(Charts and diagrams as code)
⁂

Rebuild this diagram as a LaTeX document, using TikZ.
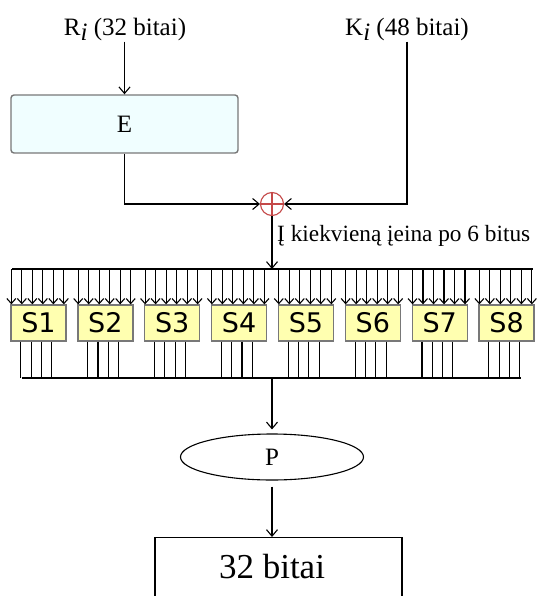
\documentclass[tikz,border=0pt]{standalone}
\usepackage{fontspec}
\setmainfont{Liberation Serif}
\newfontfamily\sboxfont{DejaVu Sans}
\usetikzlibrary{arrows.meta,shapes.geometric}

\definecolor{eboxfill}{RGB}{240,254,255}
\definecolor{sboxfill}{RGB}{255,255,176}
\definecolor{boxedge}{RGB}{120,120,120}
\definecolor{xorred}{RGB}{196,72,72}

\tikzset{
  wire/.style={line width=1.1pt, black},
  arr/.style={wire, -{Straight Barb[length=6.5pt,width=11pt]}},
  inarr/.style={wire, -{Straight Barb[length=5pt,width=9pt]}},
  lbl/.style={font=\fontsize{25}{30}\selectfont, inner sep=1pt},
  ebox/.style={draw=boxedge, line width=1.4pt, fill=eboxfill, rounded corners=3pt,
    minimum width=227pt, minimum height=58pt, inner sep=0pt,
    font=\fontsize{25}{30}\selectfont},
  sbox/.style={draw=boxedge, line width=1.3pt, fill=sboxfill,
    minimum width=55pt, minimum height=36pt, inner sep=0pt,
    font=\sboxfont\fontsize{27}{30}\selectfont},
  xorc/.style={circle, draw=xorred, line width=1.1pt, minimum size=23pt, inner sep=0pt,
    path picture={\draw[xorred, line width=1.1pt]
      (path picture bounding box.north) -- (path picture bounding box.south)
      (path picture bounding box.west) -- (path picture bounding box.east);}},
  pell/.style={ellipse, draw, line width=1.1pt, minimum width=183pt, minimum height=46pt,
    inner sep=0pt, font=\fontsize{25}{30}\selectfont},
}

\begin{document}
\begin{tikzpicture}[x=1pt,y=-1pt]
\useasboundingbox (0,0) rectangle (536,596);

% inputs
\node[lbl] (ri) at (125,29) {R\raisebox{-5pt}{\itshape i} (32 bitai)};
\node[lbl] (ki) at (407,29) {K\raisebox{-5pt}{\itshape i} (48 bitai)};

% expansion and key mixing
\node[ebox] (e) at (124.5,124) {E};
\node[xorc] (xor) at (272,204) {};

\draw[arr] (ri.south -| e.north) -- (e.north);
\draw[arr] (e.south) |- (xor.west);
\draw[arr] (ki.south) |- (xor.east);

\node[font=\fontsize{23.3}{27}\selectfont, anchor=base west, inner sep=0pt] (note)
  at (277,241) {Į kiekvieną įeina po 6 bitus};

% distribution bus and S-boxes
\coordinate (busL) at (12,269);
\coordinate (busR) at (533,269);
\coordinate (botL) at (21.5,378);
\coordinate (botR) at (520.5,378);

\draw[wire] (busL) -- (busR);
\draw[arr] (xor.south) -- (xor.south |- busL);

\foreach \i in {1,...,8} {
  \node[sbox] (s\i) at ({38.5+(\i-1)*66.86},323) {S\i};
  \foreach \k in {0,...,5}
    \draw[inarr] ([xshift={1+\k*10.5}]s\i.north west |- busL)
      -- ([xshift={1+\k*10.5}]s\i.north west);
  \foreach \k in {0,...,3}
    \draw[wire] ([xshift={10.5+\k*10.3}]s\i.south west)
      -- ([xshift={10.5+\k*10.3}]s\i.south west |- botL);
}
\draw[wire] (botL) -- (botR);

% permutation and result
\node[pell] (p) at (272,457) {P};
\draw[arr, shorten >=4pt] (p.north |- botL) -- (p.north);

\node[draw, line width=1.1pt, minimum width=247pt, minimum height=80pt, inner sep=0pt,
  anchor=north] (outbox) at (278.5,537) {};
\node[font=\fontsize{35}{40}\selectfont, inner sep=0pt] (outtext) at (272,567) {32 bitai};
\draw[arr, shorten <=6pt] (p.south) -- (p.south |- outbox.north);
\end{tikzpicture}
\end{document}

⁂

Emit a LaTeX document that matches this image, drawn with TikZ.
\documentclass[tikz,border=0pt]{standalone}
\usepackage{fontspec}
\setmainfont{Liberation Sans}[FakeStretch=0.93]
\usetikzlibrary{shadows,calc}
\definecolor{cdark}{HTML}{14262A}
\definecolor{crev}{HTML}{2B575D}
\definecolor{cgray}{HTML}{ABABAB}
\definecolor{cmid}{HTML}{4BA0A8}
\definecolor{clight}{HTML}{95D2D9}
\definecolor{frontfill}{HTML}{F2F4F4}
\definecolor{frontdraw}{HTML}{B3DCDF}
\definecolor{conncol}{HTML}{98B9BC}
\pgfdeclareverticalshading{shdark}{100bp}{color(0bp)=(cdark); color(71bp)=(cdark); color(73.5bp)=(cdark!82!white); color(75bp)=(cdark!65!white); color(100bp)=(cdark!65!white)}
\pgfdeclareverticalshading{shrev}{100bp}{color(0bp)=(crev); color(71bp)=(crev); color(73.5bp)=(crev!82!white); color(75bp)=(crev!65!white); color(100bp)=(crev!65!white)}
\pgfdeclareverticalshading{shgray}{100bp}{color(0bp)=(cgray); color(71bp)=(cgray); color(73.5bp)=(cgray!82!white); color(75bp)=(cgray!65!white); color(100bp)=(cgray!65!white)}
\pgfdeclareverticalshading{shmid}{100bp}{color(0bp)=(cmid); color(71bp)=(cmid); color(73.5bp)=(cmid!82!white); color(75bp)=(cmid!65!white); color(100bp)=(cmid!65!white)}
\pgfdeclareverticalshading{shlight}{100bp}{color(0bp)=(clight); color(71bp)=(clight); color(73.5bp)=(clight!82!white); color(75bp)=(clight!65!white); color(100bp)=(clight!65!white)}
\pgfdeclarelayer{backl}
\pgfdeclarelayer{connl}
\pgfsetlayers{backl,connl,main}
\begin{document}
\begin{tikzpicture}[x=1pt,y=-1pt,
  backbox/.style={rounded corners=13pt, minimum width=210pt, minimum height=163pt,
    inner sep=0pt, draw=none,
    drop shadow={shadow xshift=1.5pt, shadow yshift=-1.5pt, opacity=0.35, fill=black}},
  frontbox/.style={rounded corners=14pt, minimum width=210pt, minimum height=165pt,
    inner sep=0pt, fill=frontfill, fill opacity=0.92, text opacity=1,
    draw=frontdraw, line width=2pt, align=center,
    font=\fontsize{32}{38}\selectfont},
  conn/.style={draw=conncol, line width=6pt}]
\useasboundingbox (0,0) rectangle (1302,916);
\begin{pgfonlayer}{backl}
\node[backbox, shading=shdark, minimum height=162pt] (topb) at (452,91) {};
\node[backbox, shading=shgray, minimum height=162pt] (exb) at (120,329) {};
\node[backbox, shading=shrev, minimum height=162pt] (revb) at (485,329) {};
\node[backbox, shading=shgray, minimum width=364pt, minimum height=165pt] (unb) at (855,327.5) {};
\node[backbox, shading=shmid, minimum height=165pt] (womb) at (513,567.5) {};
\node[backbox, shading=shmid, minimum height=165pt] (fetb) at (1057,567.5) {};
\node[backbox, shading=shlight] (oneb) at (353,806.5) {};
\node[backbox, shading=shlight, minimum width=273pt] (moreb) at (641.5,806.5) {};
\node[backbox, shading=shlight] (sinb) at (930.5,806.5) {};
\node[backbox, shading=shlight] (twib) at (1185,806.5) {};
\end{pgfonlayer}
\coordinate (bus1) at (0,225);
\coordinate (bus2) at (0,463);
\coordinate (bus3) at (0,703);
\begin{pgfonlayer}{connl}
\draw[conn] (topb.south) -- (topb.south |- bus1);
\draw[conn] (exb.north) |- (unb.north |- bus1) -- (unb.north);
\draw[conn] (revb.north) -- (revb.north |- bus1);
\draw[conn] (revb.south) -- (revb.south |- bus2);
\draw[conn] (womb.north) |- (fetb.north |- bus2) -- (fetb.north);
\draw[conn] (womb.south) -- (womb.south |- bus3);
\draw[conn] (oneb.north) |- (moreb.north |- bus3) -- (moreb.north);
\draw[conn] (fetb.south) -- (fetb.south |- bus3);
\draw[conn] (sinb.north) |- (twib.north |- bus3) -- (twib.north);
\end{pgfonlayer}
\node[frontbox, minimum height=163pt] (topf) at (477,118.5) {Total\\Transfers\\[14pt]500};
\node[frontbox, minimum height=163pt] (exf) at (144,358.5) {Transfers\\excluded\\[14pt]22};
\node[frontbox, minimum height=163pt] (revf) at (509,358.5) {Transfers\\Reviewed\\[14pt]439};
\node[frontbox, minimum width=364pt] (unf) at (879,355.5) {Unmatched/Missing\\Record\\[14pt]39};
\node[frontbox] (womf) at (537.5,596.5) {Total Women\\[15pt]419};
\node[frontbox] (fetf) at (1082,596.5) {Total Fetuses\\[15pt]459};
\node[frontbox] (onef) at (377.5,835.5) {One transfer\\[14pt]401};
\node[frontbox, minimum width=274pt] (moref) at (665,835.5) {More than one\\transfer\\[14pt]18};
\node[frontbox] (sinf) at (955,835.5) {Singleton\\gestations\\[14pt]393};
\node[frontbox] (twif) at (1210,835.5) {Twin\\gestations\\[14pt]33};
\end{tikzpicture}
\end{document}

⁂

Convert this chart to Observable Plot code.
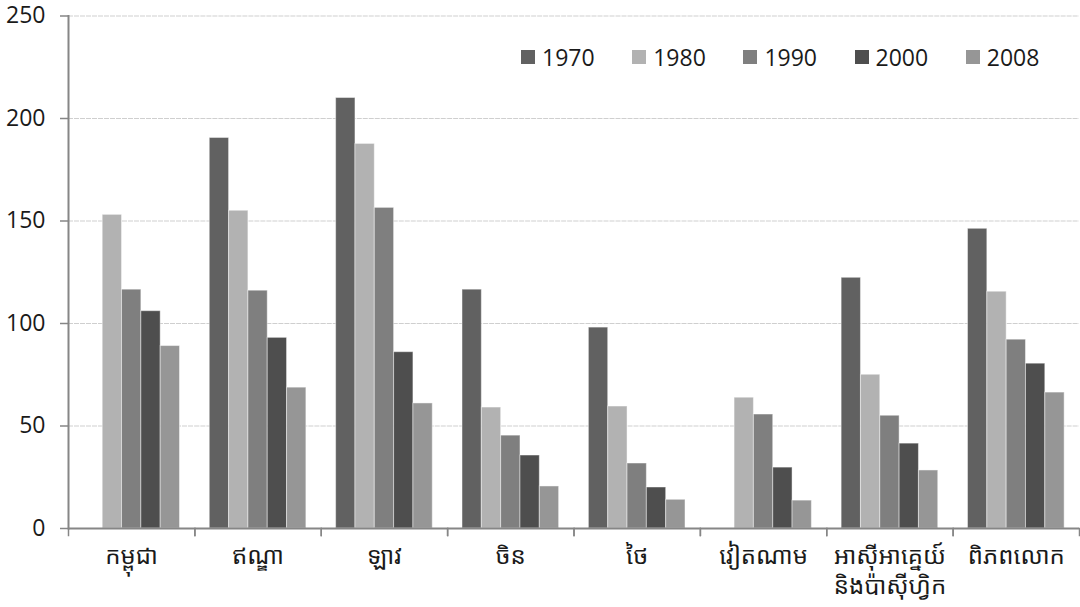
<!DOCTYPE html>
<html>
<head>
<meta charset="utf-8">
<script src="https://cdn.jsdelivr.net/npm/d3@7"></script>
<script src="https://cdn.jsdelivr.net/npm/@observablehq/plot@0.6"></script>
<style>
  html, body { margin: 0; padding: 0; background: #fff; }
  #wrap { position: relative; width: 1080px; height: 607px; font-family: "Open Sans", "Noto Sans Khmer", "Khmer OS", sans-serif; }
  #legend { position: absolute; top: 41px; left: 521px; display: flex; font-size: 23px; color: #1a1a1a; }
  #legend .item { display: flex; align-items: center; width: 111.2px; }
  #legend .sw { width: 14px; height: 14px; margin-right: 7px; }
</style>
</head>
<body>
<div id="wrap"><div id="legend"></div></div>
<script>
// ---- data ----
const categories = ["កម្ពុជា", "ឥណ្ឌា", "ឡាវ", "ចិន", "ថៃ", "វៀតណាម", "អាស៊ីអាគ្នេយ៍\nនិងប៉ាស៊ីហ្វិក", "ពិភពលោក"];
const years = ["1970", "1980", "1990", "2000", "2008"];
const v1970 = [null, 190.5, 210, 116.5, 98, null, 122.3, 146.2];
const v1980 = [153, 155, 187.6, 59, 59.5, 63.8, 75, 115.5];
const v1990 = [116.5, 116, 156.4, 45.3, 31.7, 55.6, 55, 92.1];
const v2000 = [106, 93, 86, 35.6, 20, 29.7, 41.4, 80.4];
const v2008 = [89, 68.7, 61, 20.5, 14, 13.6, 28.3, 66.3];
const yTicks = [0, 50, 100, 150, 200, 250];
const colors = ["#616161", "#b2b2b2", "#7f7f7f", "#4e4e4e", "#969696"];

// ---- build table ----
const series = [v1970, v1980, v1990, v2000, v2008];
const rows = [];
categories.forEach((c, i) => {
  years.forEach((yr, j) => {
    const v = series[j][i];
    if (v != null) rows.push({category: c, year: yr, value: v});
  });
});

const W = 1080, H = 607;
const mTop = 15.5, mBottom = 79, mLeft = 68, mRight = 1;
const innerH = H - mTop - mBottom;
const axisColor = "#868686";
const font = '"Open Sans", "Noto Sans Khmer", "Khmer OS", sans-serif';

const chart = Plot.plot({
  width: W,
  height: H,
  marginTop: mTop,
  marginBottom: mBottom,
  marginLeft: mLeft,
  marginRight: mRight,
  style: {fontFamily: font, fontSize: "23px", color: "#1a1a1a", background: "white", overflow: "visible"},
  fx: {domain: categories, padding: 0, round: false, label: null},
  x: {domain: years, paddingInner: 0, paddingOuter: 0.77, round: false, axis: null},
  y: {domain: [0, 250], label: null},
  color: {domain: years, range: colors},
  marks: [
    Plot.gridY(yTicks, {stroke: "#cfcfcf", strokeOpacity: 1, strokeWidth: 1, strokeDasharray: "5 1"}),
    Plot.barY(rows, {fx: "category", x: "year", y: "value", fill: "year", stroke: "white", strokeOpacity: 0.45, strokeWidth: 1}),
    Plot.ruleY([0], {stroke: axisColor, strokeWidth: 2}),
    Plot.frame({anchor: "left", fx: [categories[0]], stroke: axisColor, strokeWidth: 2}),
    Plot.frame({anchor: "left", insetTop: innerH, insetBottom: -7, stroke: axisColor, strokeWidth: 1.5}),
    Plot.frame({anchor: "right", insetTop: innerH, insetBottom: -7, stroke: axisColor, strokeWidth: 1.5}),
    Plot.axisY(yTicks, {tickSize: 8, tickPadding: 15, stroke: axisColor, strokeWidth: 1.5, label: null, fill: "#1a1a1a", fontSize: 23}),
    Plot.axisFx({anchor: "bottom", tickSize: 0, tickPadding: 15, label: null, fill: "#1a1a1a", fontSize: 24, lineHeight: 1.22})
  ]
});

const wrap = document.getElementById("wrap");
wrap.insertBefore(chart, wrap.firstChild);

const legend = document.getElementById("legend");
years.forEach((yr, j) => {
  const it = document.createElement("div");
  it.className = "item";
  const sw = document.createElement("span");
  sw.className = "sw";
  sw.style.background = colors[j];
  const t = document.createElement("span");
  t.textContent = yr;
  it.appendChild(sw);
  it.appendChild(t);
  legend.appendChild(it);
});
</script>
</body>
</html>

⁂

## Exercise goal
Identify each line holding the string "this", and copy it out.

## Exercise response
Rebuild this diagram as a LaTeX document, using TikZ.
Emit a LaTeX document that matches this image, drawn with TikZ.
Convert this chart to Observable Plot code.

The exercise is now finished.